Жак Коллен слушал г-на Камюзо, вспоминая свое счастливое детство и коллеж Ораторианцев138, где он учился; его задумчивое лицо, казалось, выражало искреннее недоумение. И как ни изощрялся Камюзо в искусстве допроса, ни один мускул не дрогнул на этом невозмутимо спокойном лице.
– Если вы точно записали объяснения, данные мною вначале, вы можете их перечесть, – отвечал Жак Коллен. – Мне нечего больше сказать… Я не бывал у куртизанки, как же я могу знать, кто у нее служил кухаркой? Мне совершенно неизвестны особы, о которых вы говорите.
– Ну что ж! Вопреки вашему запирательству приступим к очным ставкам, и, как знать, не собьют ли они с вас вашу самоуверенность?
– Человек, однажды стоявший под расстрелом, готов ко всему, – кротко отвечал Жак Коллен.
Камюзо опять уткнулся в бумаги, изъятые при аресте, и ожидал возвращения начальника тайной полиции.

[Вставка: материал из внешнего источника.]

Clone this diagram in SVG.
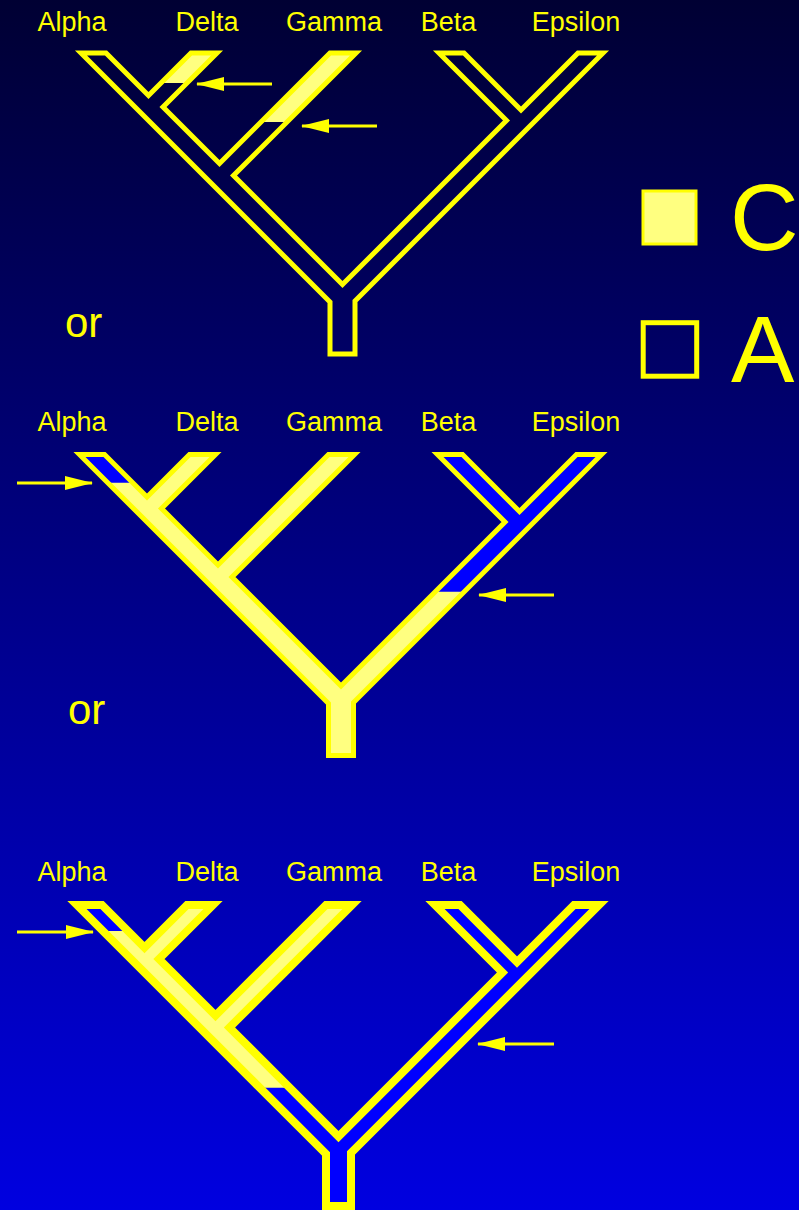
<svg xmlns="http://www.w3.org/2000/svg" xmlns:xlink="http://www.w3.org/1999/xlink" width="799" height="1210" viewBox="0 0 799 1210">
<defs>
<linearGradient id="bg" x1="0" y1="0" x2="0" y2="1">
<stop offset="0" stop-color="#000033"/>
<stop offset="1" stop-color="#0000E0"/>
</linearGradient>
<path id="tree" d="M81,53 L106,53 L148.5,95.5 L191,53 L217,53 L163,107 L219.5,163.5 L330,53 L356,53 L233.5,175.5 L342.5,284.5 L506.5,120.5 L439,53 L464,53 L521,110 L578,53 L603,53 L355,301 L355,354 L330,354 L330,302 Z"/>
<marker id="ah" markerUnits="userSpaceOnUse" markerWidth="28" markerHeight="14" viewBox="0 0 28 14" refX="27" refY="7" orient="auto">
<path d="M0,0 L28,7 L0,14 Z" fill="#FFFF00"/>
</marker>
</defs>
<style>
.lbl{font-family:"Liberation Sans",Arial,sans-serif;font-size:27px;fill:#FFFF00;text-anchor:middle}
.or{font-family:"Liberation Sans",Arial,sans-serif;font-size:42px;fill:#FFFF00}
.big{font-family:"Liberation Sans",Arial,sans-serif;font-size:95px;fill:#FFFF00}
.arrow{stroke:#FFFF00;stroke-width:3;fill:none;marker-end:url(#ah)}
.blue{fill:#0000FF}
.lite{fill:#FFFF80}
.outline{fill:none;stroke:#FFFF00;stroke-linejoin:miter;stroke-miterlimit:10}
</style>
<rect x="0" y="0" width="799" height="1210" fill="url(#bg)"/>

<g id="tree1">
<polygon class="lite" points="191,53 217,53 187,83 161,83"/>
<polygon class="lite" points="330,53 356,53 287,122 261,122"/>
<use xlink:href="#tree" class="outline" stroke-width="5"/>
</g>

<g id="tree2" transform="translate(-1.5,401.5)">
<use xlink:href="#tree" fill="#FFFF80"/>
<polygon class="blue" points="81,53 106,53 134.2,81.2 109.2,81.2"/>
<polygon class="blue" points="439,53 464,53 521,110 578,53 603,53 465.8,190.2 436.8,190.2 506.5,120.5"/>
<use xlink:href="#tree" class="outline" stroke-width="5"/>
</g>

<g id="tree3" transform="translate(-4,852)">
<use xlink:href="#tree" fill="#FFFF80"/>
<polygon class="blue" points="81,53 106,53 132,79 107,79"/>
<polygon class="blue" points="263.7,235.7 293.7,235.7 342.5,284.5 506.5,120.5 439,53 464,53 521,110 578,53 603,53 355,301 355,354 330,354 330,302"/>
<use xlink:href="#tree" class="outline" stroke-width="8"/>
</g>

<g id="labels1">
<text class="lbl" x="72" y="31">Alpha</text>
<text class="lbl" x="207" y="31">Delta</text>
<text class="lbl" x="334" y="31">Gamma</text>
<text class="lbl" x="448.5" y="31">Beta</text>
<text class="lbl" x="576" y="31">Epsilon</text>
</g>
<g id="labels2">
<text class="lbl" x="72" y="431">Alpha</text>
<text class="lbl" x="207" y="431">Delta</text>
<text class="lbl" x="334" y="431">Gamma</text>
<text class="lbl" x="448.5" y="431">Beta</text>
<text class="lbl" x="576" y="431">Epsilon</text>
</g>
<g id="labels3">
<text class="lbl" x="72" y="881">Alpha</text>
<text class="lbl" x="207" y="881">Delta</text>
<text class="lbl" x="334" y="881">Gamma</text>
<text class="lbl" x="448.5" y="881">Beta</text>
<text class="lbl" x="576" y="881">Epsilon</text>
</g>

<g id="or1"><text class="or" x="65" y="337">or</text></g>
<g id="or2"><text class="or" x="68" y="724">or</text></g>

<g id="legendC">
<rect x="643" y="191" width="53" height="53" fill="#FFFF80" stroke="#FFFF00" stroke-width="3"/>
<text class="big" x="730" y="250">C</text>
</g>
<g id="legendA">
<rect x="643.2" y="322.7" width="53.5" height="53.5" fill="none" stroke="#FFFF00" stroke-width="5"/>
<text class="big" x="731" y="381.5">A</text>
</g>

<g id="connectors">
<path class="arrow" d="M272,84 L197,84"/>
<path class="arrow" d="M377,126 L302,126"/>
<path class="arrow" d="M17,483 L92,483"/>
<path class="arrow" d="M554,595 L479,595"/>
<path class="arrow" d="M17,932 L93,932"/>
<path class="arrow" d="M554,1044 L478,1044"/>
</g>
</svg>
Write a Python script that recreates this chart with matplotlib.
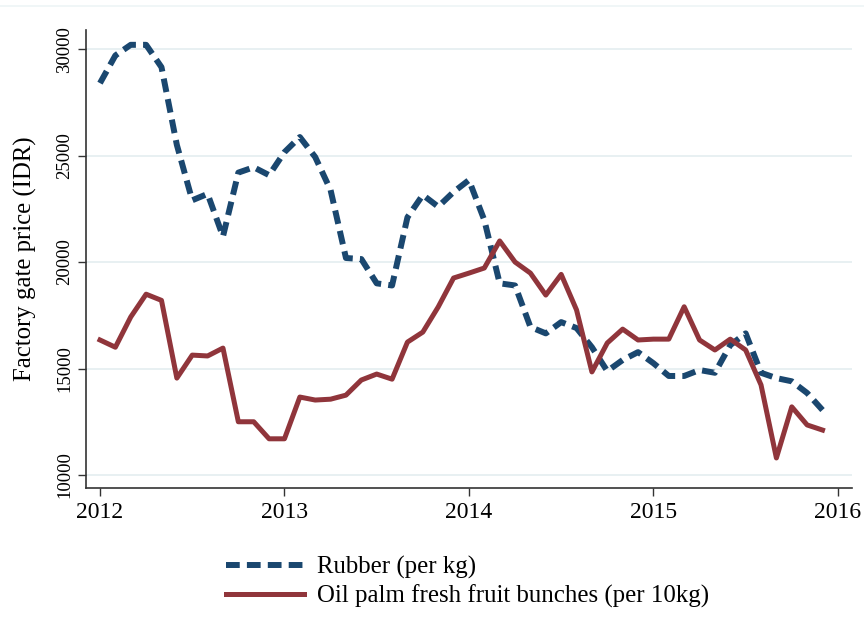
import numpy as np
import matplotlib
matplotlib.use("Agg")
import matplotlib.pyplot as plt
from matplotlib.lines import Line2D

plt.rcParams['font.family'] = ['Liberation Serif', 'DejaVu Serif']

# monthly, Jan 2012 .. Dec 2015
rubber = [28400, 29700, 30200, 30200, 29150, 25500, 22900, 23200, 21200, 24200,
          24450, 24080, 25160, 25870, 24930, 23380, 20190, 20140, 19000, 18900,
          22100, 23150, 22600, 23290, 23850, 21970, 19000, 18900, 16950, 16650,
          17180, 16900, 16000, 14880, 15400, 15770, 15250, 14650, 14650, 14930,
          14800, 16100, 16650, 14800, 14550, 14400, 13850, 13050]
oil_palm = [16340, 16000, 17420, 18490, 18200, 14550, 15630, 15590, 15960, 12500,
            12500, 11700, 11700, 13660, 13520, 13560, 13750, 14460, 14740, 14500,
            16240, 16710, 17890, 19250, 19480, 19720, 20990, 20000, 19480, 18450,
            19420, 17750, 14840, 16200, 16850, 16340, 16380, 16380, 17900, 16340,
            15870, 16380, 15870, 14230, 10800, 13200, 12350, 12110]
x_ticks = [2012, 2013, 2014, 2015, 2016]
y_ticks = [10000, 15000, 20000, 25000, 30000]
labels = ["Rubber (per kg)", "Oil palm fresh fruit bunches (per 10kg)"]

months = 2012 + np.arange(len(rubber)) / 12

fig = plt.figure(figsize=(8.64, 6.41), dpi=100)
ax = fig.add_axes([0.0995, 0.2387, 0.8865, 0.7143])

ax.plot(months, rubber, color='#1a476f', lw=4.3, dashes=(2.3, 1.2),
        dash_capstyle='butt', label=labels[0])
ax.plot(months, oil_palm, color='#90353b', lw=3.6, label=labels[1])

ax.set_xlim(2011.924, 2016.076)
ax.set_ylim(9390, 30890)
ax.set_xticks(x_ticks)
ax.set_yticks(y_ticks)
ax.tick_params(axis='x', labelsize=17, length=6, width=1, color='#333333', pad=4)
ax.tick_params(axis='y', labelsize=13.5, length=6, width=1, color='#333333', pad=3)
for lab in ax.get_yticklabels():
    lab.set_rotation(90)
    lab.set_va('center')
ax.set_ylabel("Factory gate price (IDR)", fontsize=17.8, labelpad=14)

ax.grid(axis='y', color='#e6eff1', lw=1.3)
ax.set_axisbelow(True)
for s in ['top', 'right']:
    ax.spines[s].set_visible(False)
for s in ['left', 'bottom']:
    ax.spines[s].set_color('#333333')
    ax.spines[s].set_linewidth(1.2)

fig.legend(loc='upper left', bbox_to_anchor=(0.25, 0.148), frameon=False,
           fontsize=17.9, handlelength=3.15, handletextpad=0.5,
           labelspacing=0.22, borderaxespad=0)

# faint border line at the top of the graph region
fig.add_artist(Line2D([0, 1], [0.991, 0.991], color='#eef5f6', lw=1.2))

fig.savefig("out.png", dpi=100)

Тот оказался весьма проворным: допрос начался около одиннадцати часов, а когда часы показали половину двенадцатого, появился пристав и шепотом доложил следователю, что Биби-Люпен прибыл.
– Пусть войдет! – отвечал г-н Камюзо.
Биби-Люпен вошел, но, против всяких ожиданий, не вскричал: «Это, конечно, он!..», – а остановился удивленный. Он не узнавал своего клиента в этом человеке с лицом, изрытым оспой. Колебание агента озадачило следователя.